What Are Sliding Windows in Real Time Systems?

Sliding Window: A technique for computing aggregates over the most recent subset of streaming data, maintaining only a bounded time period (like last 5 minutes) or count (like last 1000 events) rather than full history. Enables real-time feature computation with predictable memory and latency.

The Core Problem

ML models need features computed over recent activity—average purchase amount in last 7 days, click rate in last hour, session duration trends. Computing these from full history is impractical: scanning millions of events for each prediction adds seconds of latency and consumes unbounded memory. Sliding windows solve this by maintaining only the recent subset needed for computation.

Time Windows vs Count Windows

Time-based windows: Keep events from last N minutes/hours. A 5-minute window might contain 10 events during low traffic but 10,000 during peak. Memory usage varies with traffic volume, but the semantic meaning stays consistent (recent 5 minutes). Count-based windows: Keep exactly the last N events regardless of time span. Memory is fixed (N events maximum), but temporal meaning varies—1000 events might span 30 seconds during peak load or 30 minutes during quiet periods. Choose time windows when recency matters semantically; choose count windows when memory bounds are critical.
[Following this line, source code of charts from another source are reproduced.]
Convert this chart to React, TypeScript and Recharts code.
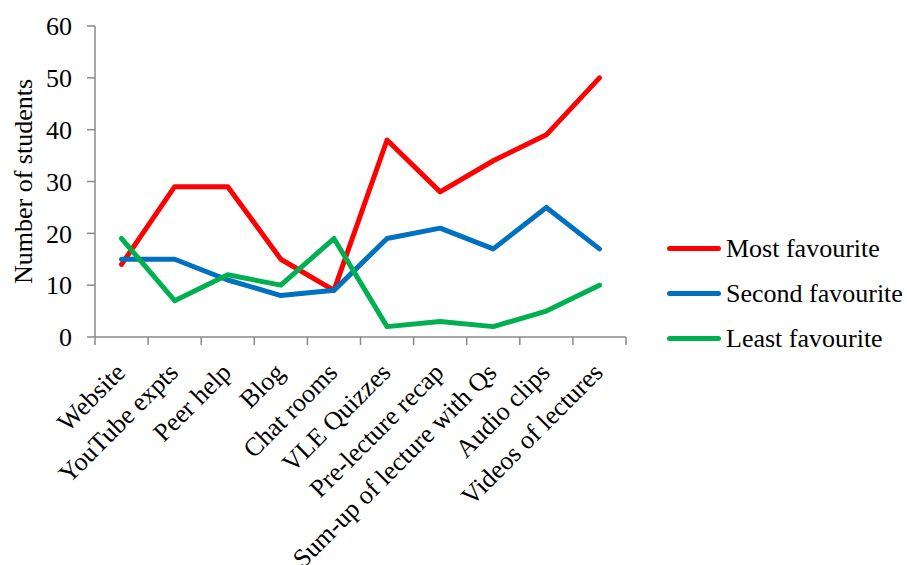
import { LineChart, Line, XAxis, YAxis, Legend } from "recharts";

const categories = [
  "Website",
  "YouTube expts",
  "Peer help",
  "Blog",
  "Chat rooms",
  "VLE Quizzes",
  "Pre-lecture recap",
  "Sum-up of lecture with Qs",
  "Audio clips",
  "Videos of lectures",
];

const mostFavourite = [14, 29, 29, 15, 9, 38, 28, 34, 39, 50];
const secondFavourite = [15, 15, 11, 8, 9, 19, 21, 17, 25, 17];
const leastFavourite = [19, 7, 12, 10, 19, 2, 3, 2, 5, 10];

const yTicks = [0, 10, 20, 30, 40, 50, 60];

const series = [
  { key: "most", name: "Most favourite", color: "#FF0000" },
  { key: "second", name: "Second favourite", color: "#0070C0" },
  { key: "least", name: "Least favourite", color: "#00B050" },
];

const data = categories.map((category, i) => ({
  category,
  most: mostFavourite[i],
  second: secondFavourite[i],
  least: leastFavourite[i],
}));

const FONT = '"Liberation Serif", "Times New Roman", serif';
const AXIS_GREY = "#898989";

// category tick: tick marks sit on the band edges, label rotated 45deg ending under the centre
function CategoryTick(props: any) {
  const { x, y, payload, index, visibleTicksCount } = props;
  const half = payload?.offset ?? 0;
  const last = index === visibleTicksCount - 1;
  const tx = x + 5;
  const ty = y + 37;
  return (
    <g>
      <line x1={x - half} y1={y} x2={x - half} y2={y + 8} stroke={AXIS_GREY} strokeWidth={1.5} />
      {last && (
        <line x1={x + half} y1={y} x2={x + half} y2={y + 8} stroke={AXIS_GREY} strokeWidth={1.5} />
      )}
      <text
        x={tx}
        y={ty}
        transform={`rotate(-45, ${tx}, ${ty})`}
        textAnchor="end"
        fontFamily={FONT}
        fontSize={26}
        fill="#000"
      >
        {payload.value}
      </text>
    </g>
  );
}

function LegendBox() {
  return (
    <div style={{ fontFamily: FONT, fontSize: 26, color: "#000" }}>
      {series.map((s) => (
        <div key={s.key} style={{ display: "flex", alignItems: "center", height: 45 }}>
          <span
            style={{
              display: "inline-block",
              width: 54,
              height: 5,
              borderRadius: 3,
              background: s.color,
              marginRight: 5,
            }}
          />
          <span style={{ whiteSpace: "nowrap" }}>{s.name}</span>
        </div>
      ))}
    </div>
  );
}

export default function App() {
  return (
    <div style={{ position: "absolute", left: 0, top: 0, width: 907, height: 565, background: "#fff" }}>
      <LineChart
        width={907}
        height={565}
        data={data}
        margin={{ top: 26, right: 281, bottom: 0, left: 0 }}
      >
        <XAxis
          dataKey="category"
          scale="band"
          interval={0}
          height={228}
          tickSize={0}
          tickMargin={0}
          tickLine={false}
          axisLine={{ stroke: AXIS_GREY, strokeWidth: 1.5 }}
          tick={<CategoryTick />}
        />
        <YAxis
          width={95}
          domain={[0, 60]}
          ticks={yTicks}
          interval={0}
          tickSize={8}
          tickMargin={15}
          axisLine={{ stroke: AXIS_GREY, strokeWidth: 1.5 }}
          tickLine={{ stroke: AXIS_GREY, strokeWidth: 1.5 }}
          tick={{ fill: "#000", fontFamily: FONT, fontSize: 26 }}
          label={{
            content: (p: any) => {
              const vb = p.viewBox;
              const cx = 23;
              const cy = vb.y + vb.height / 2;
              return (
                <text
                  x={cx}
                  y={cy}
                  transform={`rotate(-90, ${cx}, ${cy})`}
                  textAnchor="middle"
                  dominantBaseline="central"
                  fontFamily={FONT}
                  fontSize={26}
                  fill="#000"
                >
                  Number of students
                </text>
              );
            },
          }}
        />
        {/* horizontal + middle keeps the legend from shrinking the plot area */}
        <Legend
          layout="horizontal"
          verticalAlign="middle"
          align="center"
          content={<LegendBox />}
          wrapperStyle={{ left: 667, top: 226, width: 240 }}
        />
        {series.map((s) => (
          <Line
            key={s.key}
            dataKey={s.key}
            name={s.name}
            stroke={s.color}
            strokeWidth={5}
            strokeLinejoin="round"
            strokeLinecap="round"
            dot={false}
            activeDot={false}
            isAnimationActive={false}
          />
        ))}
      </LineChart>
    </div>
  );
}
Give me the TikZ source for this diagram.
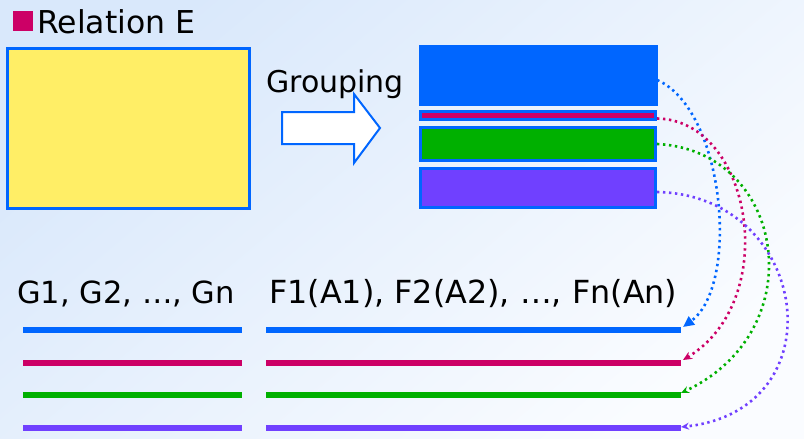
\documentclass[tikz,border=0pt]{standalone}
\usepackage{fontspec}
\setmainfont{DejaVu Sans}
\usetikzlibrary{arrows.meta,calc}
\definecolor{cblue}{HTML}{0066FF}
\definecolor{cmag}{HTML}{CC0066}
\definecolor{cgreen}{HTML}{00B000}
\definecolor{cpurple}{HTML}{7040FF}
\definecolor{cyellow}{HTML}{FFEE66}
\definecolor{bgA}{HTML}{D9E8FB}
\definecolor{bgB}{HTML}{FAFCFF}
\tikzset{
  lbl/.style={anchor=base west, inner sep=0pt, font=\fontsize{30}{34}\selectfont},
  bar/.style={draw=cblue, line width=3pt, inner sep=0pt, minimum width=235pt},
  hline/.style={line width=6pt},
  dotconn/.style={line width=2.6pt, dash pattern=on 2.4pt off 3.6pt},
}
\begin{document}
\begin{tikzpicture}[x=1pt,y=-1pt]
\useasboundingbox (0,0) rectangle (804,439);
\shade[top color=bgA, bottom color=bgB, shading angle=40] (0,0) rectangle (804,439);
% title
\node[fill=cmag, minimum size=20pt, inner sep=0pt, anchor=north west] (sq) at (13,11) {};
\node[lbl, font=\fontsize{31.5}{34}\selectfont] (rel) at (37,33) {Relation E};
% relation box
\node[draw=cblue, fill=cyellow, line width=3pt, inner sep=0pt, minimum width=242pt, minimum height=160pt] (E) at (128.5,128.5) {};
% grouping
\node[lbl] (grp) at (266,92) {Grouping};
\draw[cblue, fill=white, line width=2pt, line join=miter]
  (282,112) -- (354,112) -- (354,94) -- (380,128) -- (354,163) -- (354,144) -- (282,144) -- cycle;
% groups
\node[fill=cblue, draw=cblue, inner sep=0pt, minimum width=238pt, minimum height=60pt] (b1) at (538,75) {};
\node[bar, fill=cmag, minimum height=8pt] (b2) at (538,115.5) {};
\node[bar, fill=cgreen, minimum height=33pt] (b3) at (538,144) {};
\node[bar, fill=cpurple, minimum height=39pt] (b4) at (538,188) {};
% headings
\node[lbl, font=\fontsize{30.5}{34}\selectfont] (gh) at (17,303) {G1, G2, …, Gn};
\node[lbl, font=\fontsize{31.8}{34}\selectfont] (fh) at (269,303) {F1(A1), F2(A2), …, Fn(An)};
% lines
\coordinate (l1a) at (23,330); \coordinate (l1b) at (242,330);
\coordinate (r1a) at (266,330); \coordinate (r1b) at (681,330);
\coordinate (l2a) at (23,363); \coordinate (l2b) at (242,363);
\coordinate (r2a) at (266,363); \coordinate (r2b) at (681,363);
\coordinate (l3a) at (23,395); \coordinate (l3b) at (242,395);
\coordinate (r3a) at (266,395); \coordinate (r3b) at (681,395);
\coordinate (l4a) at (23,428); \coordinate (l4b) at (242,428);
\coordinate (r4a) at (266,428); \coordinate (r4b) at (681,428);
\draw[hline, cblue] (l1a) -- (l1b); \draw[hline, cblue] (r1a) -- (r1b);
\draw[hline, cmag] (l2a) -- (l2b); \draw[hline, cmag] (r2a) -- (r2b);
\draw[hline, cgreen] (l3a) -- (l3b); \draw[hline, cgreen] (r3a) -- (r3b);
\draw[hline, cpurple] (l4a) -- (l4b); \draw[hline, cpurple] (r4a) -- (r4b);
% dotted connectors
\draw[dotconn, cblue, -{Triangle[length=11pt,width=10pt]}] ([yshift=-5pt]b1.east) .. controls (725,110) and (740,285) .. ($(r1b)+(2,-3)$);
\draw[dotconn, cmag, -{Stealth[length=9pt,width=8pt]}] ([yshift=-3pt]b2.east) .. controls (752,120) and (782,300) .. ($(r2b)+(2,-3)$);
\draw[dotconn, cgreen, -{Stealth[length=8pt,width=7pt]}] (b3.east) .. controls (785,150) and (815,330) .. ($(r3b)+(0,-2)$);
\draw[dotconn, cpurple, -{Stealth[length=8pt,width=7pt]}] ([yshift=-4pt]b4.east) .. controls (810,195) and (840,410) .. ($(r4b)+(0,-1)$);
\end{tikzpicture}
\end{document}
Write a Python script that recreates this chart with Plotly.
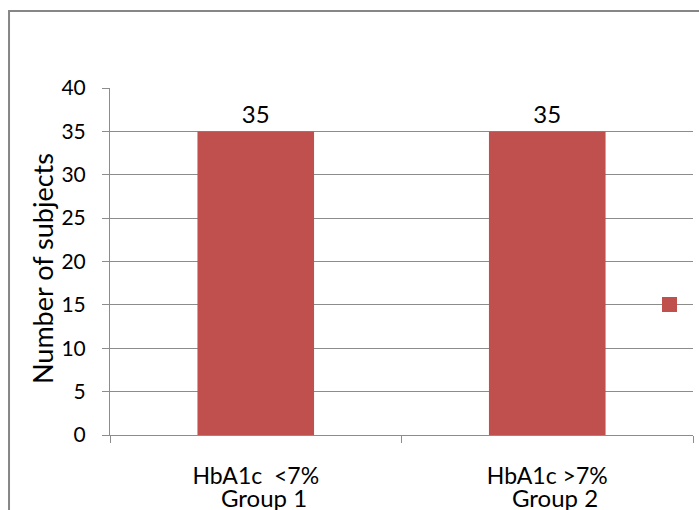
import plotly.graph_objects as go

categories = ["HbA1c  <7%", "HbA1c >7%"]
groups = ["Group 1", "Group 2"]
subjects = [35, 35]
y_ticks = [0, 5, 10, 15, 20, 25, 30, 35, 40]

BAR = "#C0504D"
GRID = "#8C8C8C"
FONT = "Lato"

fig = go.Figure()
fig.add_trace(go.Bar(
    x=categories, y=subjects, marker=dict(color=BAR, line=dict(width=0)),
    text=subjects, texttemplate="%{text}", textposition="outside",
    textfont=dict(family=FONT, size=24, color="#000"),
    cliponaxis=False, showlegend=False, width=0.4,
))

for c, g in zip(categories, groups):
    fig.add_annotation(x=c, y=0, xref="x", yref="y", text=g, showarrow=False,
                       yanchor="top", yshift=-46, xshift=8,
                       font=dict(family=FONT, size=24, color="#000"))

fig.add_annotation(x=-0.1149, y=0.4784, xref="paper", yref="paper",
                   xanchor="center", yanchor="middle",
                   text="Number of subjects", textangle=-90, showarrow=False,
                   font=dict(family=FONT, size=27, color="#000"))

# outer chart frame
fig.add_shape(type="rect", xref="paper", yref="paper",
              x0=-0.1732, x1=1.05, y0=-0.4, y1=1.2219,
              line=dict(color="#868686", width=2), fillcolor="rgba(0,0,0,0)")
# legend key
fig.add_shape(type="rect", xref="paper", yref="paper",
              x0=0.9468, x1=0.9726, y0=0.3545, y1=0.3977,
              line=dict(width=0), fillcolor=BAR)

fig.update_layout(
    width=699, height=510,
    margin=dict(l=110, r=6, t=88, b=75),
    paper_bgcolor="white", plot_bgcolor="white",
    font=dict(family=FONT, color="#000"),
    showlegend=False,
)
fig.update_xaxes(
    type="category", range=[-0.5, 1.5], showline=True, linecolor=GRID, linewidth=1,
    ticks="outside", tickson="boundaries", ticklen=7, tickcolor=GRID,
    ticklabelstandoff=20,
    tickfont=dict(family=FONT, size=23, color="#000"), showgrid=False,
)
fig.update_yaxes(
    range=[0, 40], tickvals=y_ticks, showline=True, linecolor=GRID, linewidth=1,
    ticks="outside", ticklen=7, tickcolor=GRID, showgrid=True, gridcolor=GRID,
    gridwidth=1, zeroline=False, ticklabelstandoff=12,
    tickfont=dict(family=FONT, size=21, color="#000"),
)

fig.write_html("out.html")
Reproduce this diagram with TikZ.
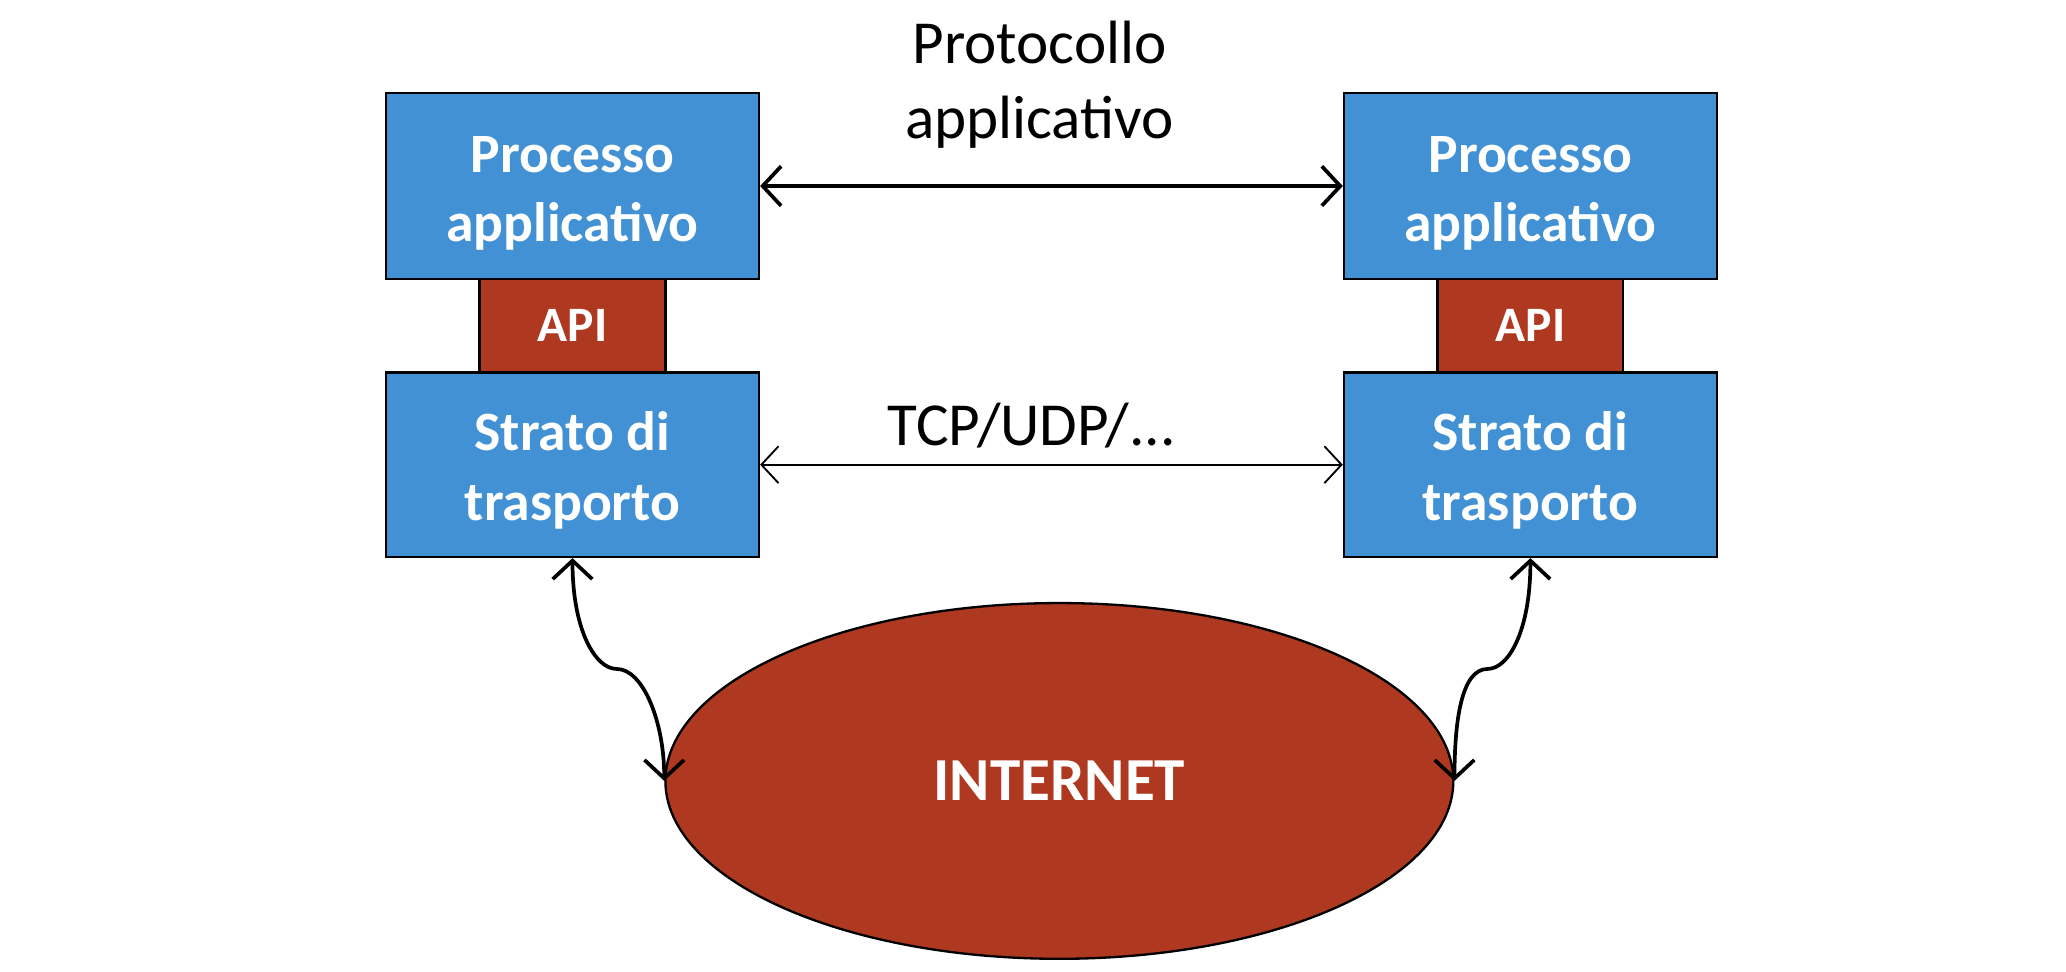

Tumbling vs Sliding Windows

Tumbling windows are non-overlapping: events from 10:00-10:05 go into one bucket, 10:05-10:10 into the next. Simple to implement but creates boundary artifacts—an event at 10:04 and 10:06 are never in the same window even though only 2 minutes apart. Sliding windows overlap continuously: every query gets its own window ending at current time. A query at 10:07 sees events from 10:02-10:07; a query at 10:08 sees 10:03-10:08. More computationally expensive but eliminates boundary effects. For ML features requiring smooth temporal behavior, sliding windows are typically preferred despite higher cost.

Decision Criteria: Use tumbling windows for batch aggregations where boundary effects are acceptable (hourly rollups, daily summaries). Use sliding windows for real-time features where continuity matters (fraud scoring, recommendation ranking).